Second Appellate District (Los Angeles County)
Insurer had no duty to defend subcontractor alleged to have installed defective steel framing in an apartment building, where only alleged damage was to sub’s work, not to other property.
A subcontractor was hired to provide reinforcing steel for the columns, walls, and floors of an apartment project. The steel sub used both 90 degree and 135 degree seismic tie hooks in shear walls. However, after the tie hooks had been encased in concrete, a city inspector issued a correction notice requiring the exclusive use of 135 degree tie hooks. The general refused to pay the steel sub’s invoices and withheld $545,000. The steel sub sued the general for nonpayment, and the general filed a cross-complaint against the steel sub and others asserting contract, warranty, and negligence claims. The steel sub tendered defense of the matter to its insurer. The insurer denied the tender, asserting “no damage to property was alleged, and the purely economic losses caused by the need to reopen the poured concrete to correct the tie hook problem did not constitute property damage within the meaning of the Policy.”
The steel sub subsequently sued the insurer for its refusal to accept the tender and provide a defense and indemnity. However, the trial court granted the insurer’s motion for summary judgment, finding that “the Policy excluded coverage for property damage arising out of a defect, deficiency, inadequacy or dangerous condition of the insured’s work, or a delay or failure by an insured to perform a contract in accordance with its terms,” and that “coverage was excluded for impaired property because such property was defined as tangible property, other than the insured’s work known or thought to be defective deficient, inadequate or dangerous.”
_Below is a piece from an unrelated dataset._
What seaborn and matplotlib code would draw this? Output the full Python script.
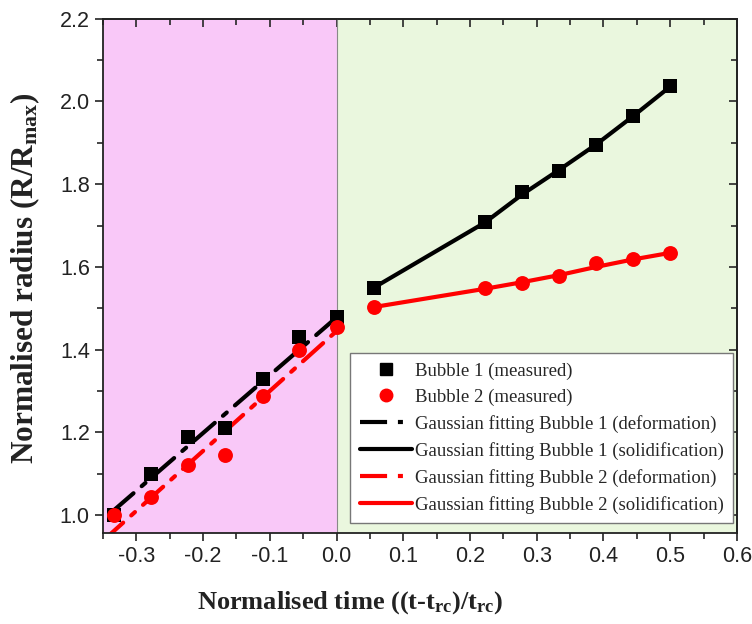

The appellate court affirmed. It observed that where defective workmanship is incorporated into construction projects, “California cases consistently hold that coverage does not exist where the only property ‘damage’ is the defective construction, and damage to other property has not occurred.” (Italics original.) Here, the general contractor’s allegations against the steel sub were simply that it failed to install proper tie hooks, and that failure necessitated demolition and repair of the affected areas. Thus, the allegations fell “squarely within the ambit of the rule” set forth in F & H Construction v. ITT Hartford Ins. Co., 118 Cal.App.4th 364 (2004) that this type of repair work is not covered under a CGL policy. Thus, the steel sub’s defective work did not constitute property damage under the insurance policy. Further, under the policy’s “Impaired Property” exclusion, there was “no coverage for property damage to ‘property that has not been physically injured’ arising out of the [the steel sub’s] negligent failure to perform its contractual obligations based on installation of defective tie hooks.”